Task goal:
List each line in which the string "with" appears.

[Excerpt from a dataset]
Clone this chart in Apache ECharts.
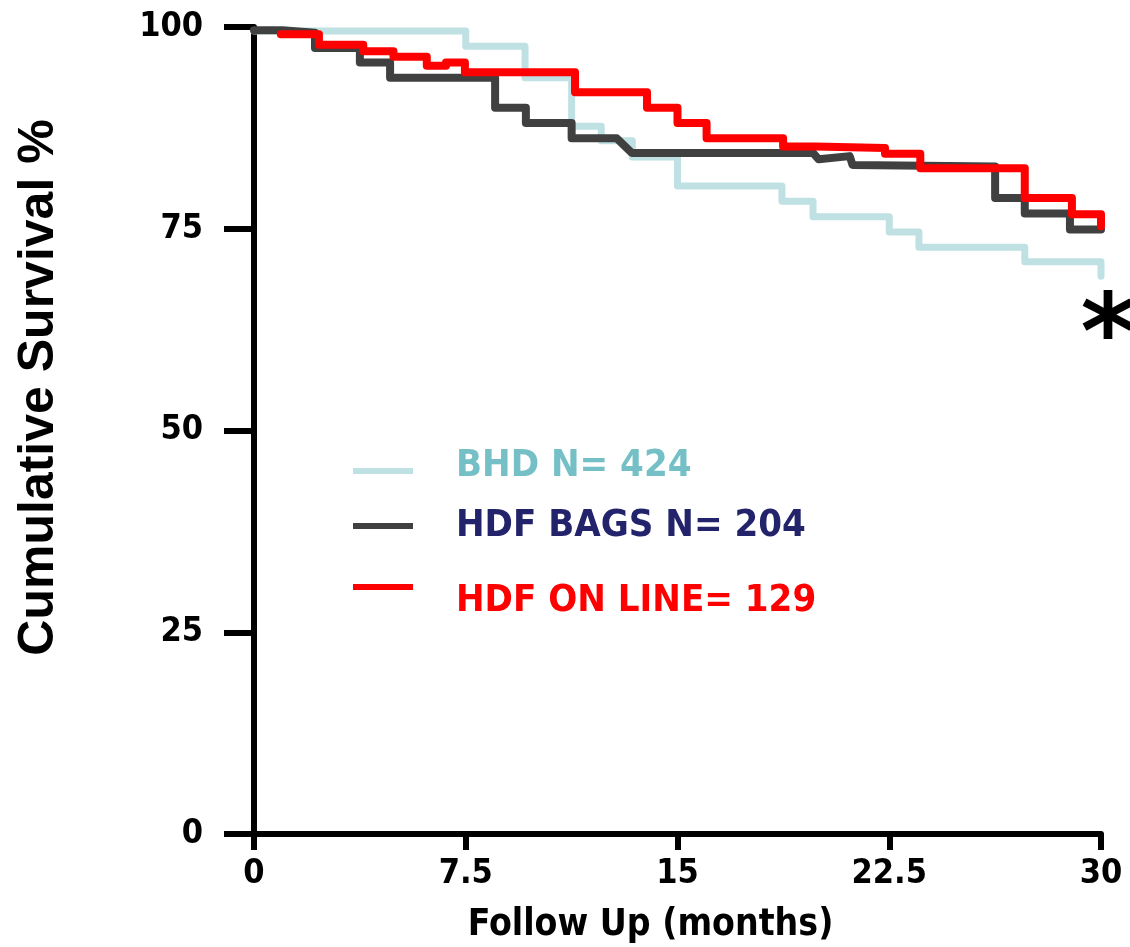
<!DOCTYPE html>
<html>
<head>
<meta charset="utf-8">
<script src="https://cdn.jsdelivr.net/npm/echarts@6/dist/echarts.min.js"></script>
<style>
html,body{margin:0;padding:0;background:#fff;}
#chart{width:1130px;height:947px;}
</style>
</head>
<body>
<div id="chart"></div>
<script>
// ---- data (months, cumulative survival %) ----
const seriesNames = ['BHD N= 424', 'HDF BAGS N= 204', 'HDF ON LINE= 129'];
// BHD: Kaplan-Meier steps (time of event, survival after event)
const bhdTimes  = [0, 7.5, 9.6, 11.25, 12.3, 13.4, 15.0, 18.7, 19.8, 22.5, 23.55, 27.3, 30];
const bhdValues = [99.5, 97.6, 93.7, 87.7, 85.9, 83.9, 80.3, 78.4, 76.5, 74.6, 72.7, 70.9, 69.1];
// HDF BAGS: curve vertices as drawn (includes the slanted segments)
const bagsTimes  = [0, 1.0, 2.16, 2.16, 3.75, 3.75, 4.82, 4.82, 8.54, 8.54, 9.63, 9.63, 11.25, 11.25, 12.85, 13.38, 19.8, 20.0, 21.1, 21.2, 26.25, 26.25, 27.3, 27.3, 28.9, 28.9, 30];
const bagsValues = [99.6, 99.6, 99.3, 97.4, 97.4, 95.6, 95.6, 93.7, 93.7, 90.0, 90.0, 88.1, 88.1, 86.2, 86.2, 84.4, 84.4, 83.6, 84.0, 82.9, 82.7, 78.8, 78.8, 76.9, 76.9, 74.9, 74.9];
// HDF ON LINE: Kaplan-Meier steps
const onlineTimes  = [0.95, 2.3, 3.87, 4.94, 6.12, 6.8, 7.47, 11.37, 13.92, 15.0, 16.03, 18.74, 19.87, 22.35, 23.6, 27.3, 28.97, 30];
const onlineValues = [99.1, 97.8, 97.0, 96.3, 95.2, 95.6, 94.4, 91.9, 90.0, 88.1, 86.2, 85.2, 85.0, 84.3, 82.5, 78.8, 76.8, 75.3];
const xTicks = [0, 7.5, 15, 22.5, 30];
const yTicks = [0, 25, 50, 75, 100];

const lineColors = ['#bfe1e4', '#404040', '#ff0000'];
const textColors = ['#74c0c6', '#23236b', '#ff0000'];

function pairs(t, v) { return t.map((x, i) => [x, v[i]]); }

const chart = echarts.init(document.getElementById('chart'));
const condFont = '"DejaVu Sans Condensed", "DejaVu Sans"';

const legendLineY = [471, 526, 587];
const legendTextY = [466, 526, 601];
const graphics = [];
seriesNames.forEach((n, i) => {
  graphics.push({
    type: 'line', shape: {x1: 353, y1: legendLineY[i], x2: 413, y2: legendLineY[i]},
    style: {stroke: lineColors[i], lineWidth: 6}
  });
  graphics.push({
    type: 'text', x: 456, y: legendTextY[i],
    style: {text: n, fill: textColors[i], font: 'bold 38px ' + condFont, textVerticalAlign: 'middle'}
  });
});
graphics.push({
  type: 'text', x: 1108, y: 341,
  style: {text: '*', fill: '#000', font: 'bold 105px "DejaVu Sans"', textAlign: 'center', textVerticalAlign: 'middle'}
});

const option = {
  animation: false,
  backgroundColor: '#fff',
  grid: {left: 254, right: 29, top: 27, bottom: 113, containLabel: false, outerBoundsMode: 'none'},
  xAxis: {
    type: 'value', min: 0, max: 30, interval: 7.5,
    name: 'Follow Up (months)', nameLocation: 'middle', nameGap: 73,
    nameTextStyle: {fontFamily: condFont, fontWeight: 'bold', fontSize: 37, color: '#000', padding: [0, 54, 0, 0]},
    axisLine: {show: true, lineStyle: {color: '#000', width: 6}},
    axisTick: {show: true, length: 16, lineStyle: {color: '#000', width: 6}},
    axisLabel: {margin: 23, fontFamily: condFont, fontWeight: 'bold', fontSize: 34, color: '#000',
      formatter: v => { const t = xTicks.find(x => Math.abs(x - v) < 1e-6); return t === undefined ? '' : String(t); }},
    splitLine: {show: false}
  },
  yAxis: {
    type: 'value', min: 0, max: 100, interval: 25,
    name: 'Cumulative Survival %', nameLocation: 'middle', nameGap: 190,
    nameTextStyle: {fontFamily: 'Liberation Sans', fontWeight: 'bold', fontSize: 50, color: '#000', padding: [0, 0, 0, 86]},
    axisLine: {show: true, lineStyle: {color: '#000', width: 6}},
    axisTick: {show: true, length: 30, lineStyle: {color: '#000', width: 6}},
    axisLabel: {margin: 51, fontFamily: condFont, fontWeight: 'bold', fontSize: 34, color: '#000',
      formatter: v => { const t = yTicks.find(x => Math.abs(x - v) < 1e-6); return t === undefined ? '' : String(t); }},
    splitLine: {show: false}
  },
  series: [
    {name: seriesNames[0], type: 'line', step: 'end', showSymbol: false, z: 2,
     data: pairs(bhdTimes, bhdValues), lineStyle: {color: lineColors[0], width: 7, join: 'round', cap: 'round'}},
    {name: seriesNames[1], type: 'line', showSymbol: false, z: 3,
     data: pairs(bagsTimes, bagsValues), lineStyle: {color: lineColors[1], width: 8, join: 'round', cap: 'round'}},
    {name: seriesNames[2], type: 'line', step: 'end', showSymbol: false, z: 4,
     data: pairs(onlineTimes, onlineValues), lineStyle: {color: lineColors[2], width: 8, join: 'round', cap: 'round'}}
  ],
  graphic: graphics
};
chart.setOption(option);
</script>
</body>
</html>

...

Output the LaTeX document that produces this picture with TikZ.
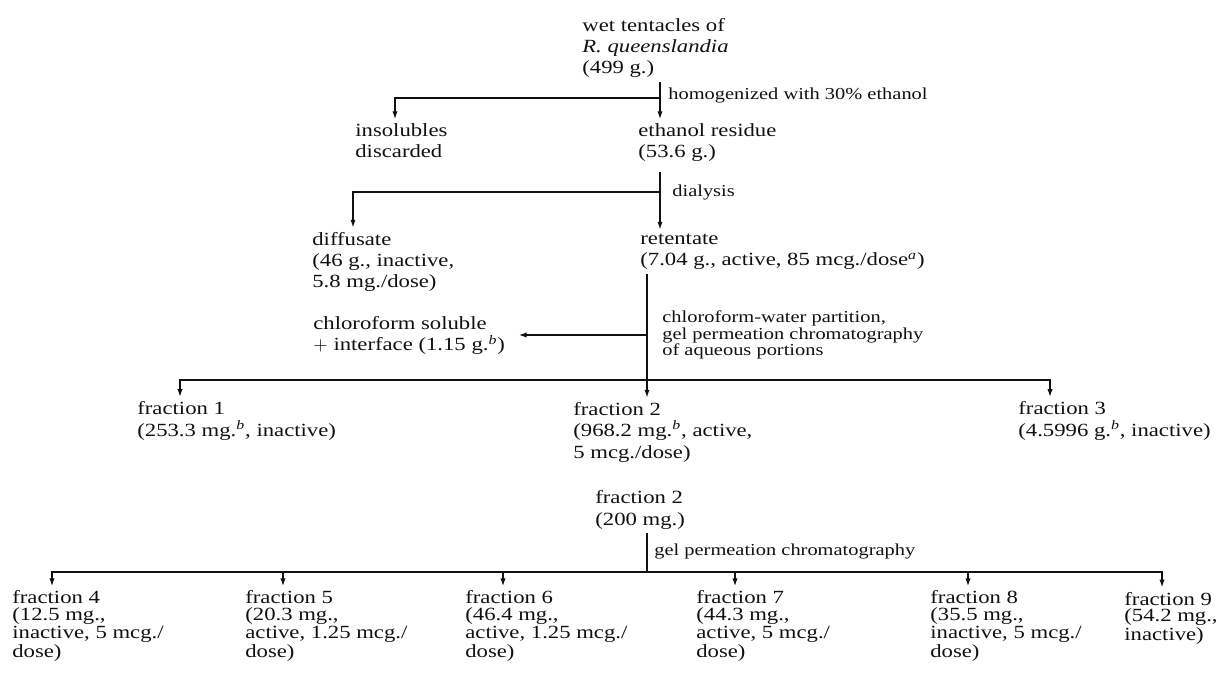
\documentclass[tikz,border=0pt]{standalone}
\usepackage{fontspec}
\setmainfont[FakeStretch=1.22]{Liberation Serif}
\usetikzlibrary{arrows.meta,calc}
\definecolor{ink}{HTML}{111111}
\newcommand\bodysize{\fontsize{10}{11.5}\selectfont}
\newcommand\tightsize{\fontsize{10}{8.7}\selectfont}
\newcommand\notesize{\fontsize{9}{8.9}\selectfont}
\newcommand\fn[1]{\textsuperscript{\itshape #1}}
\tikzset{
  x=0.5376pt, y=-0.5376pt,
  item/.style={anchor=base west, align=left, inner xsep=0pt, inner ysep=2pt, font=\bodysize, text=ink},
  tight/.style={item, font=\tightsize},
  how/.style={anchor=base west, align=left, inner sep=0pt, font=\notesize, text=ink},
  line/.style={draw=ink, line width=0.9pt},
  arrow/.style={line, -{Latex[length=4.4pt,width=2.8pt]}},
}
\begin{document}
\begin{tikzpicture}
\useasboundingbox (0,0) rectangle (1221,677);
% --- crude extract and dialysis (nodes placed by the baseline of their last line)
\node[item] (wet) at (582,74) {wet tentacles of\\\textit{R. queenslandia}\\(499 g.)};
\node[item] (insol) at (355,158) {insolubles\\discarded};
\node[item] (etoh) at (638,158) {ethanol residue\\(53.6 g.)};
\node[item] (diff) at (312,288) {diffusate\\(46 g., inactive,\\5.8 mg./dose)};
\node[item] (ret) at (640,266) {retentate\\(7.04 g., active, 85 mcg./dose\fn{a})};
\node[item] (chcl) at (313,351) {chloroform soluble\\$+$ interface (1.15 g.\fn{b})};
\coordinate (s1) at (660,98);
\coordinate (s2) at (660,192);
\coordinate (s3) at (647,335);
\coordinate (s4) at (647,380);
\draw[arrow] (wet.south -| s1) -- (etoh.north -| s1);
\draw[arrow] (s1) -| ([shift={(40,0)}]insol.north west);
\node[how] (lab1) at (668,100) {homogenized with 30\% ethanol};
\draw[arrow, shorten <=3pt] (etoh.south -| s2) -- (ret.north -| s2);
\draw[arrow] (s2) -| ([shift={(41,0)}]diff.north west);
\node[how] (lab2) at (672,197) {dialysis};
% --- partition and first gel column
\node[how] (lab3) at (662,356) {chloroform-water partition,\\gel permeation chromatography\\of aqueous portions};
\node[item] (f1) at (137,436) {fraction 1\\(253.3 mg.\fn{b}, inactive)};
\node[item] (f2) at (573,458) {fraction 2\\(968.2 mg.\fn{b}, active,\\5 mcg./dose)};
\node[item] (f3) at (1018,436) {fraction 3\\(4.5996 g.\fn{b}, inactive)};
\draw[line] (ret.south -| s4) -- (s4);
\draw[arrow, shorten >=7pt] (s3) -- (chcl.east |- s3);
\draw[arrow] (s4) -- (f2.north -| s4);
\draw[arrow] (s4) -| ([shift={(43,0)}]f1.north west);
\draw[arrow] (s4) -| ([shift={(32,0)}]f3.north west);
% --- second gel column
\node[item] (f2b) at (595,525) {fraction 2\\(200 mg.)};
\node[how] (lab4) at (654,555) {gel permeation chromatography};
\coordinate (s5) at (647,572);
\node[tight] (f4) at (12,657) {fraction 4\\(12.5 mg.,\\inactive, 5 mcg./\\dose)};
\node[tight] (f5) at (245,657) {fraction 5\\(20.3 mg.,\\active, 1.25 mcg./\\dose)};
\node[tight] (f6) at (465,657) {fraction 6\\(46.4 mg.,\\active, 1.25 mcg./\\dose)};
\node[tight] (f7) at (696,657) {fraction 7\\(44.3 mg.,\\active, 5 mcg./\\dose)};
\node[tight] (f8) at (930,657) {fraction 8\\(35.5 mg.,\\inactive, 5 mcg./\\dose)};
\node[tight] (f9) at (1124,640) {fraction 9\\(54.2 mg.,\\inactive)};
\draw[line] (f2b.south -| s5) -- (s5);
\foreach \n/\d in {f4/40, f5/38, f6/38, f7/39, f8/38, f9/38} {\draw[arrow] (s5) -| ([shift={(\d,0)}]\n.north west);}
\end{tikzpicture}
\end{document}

Complete response:
Output the LaTeX document that produces this picture with TikZ.
\node[how] (lab1) at (668,100) {homogenized with 30\% ethanol};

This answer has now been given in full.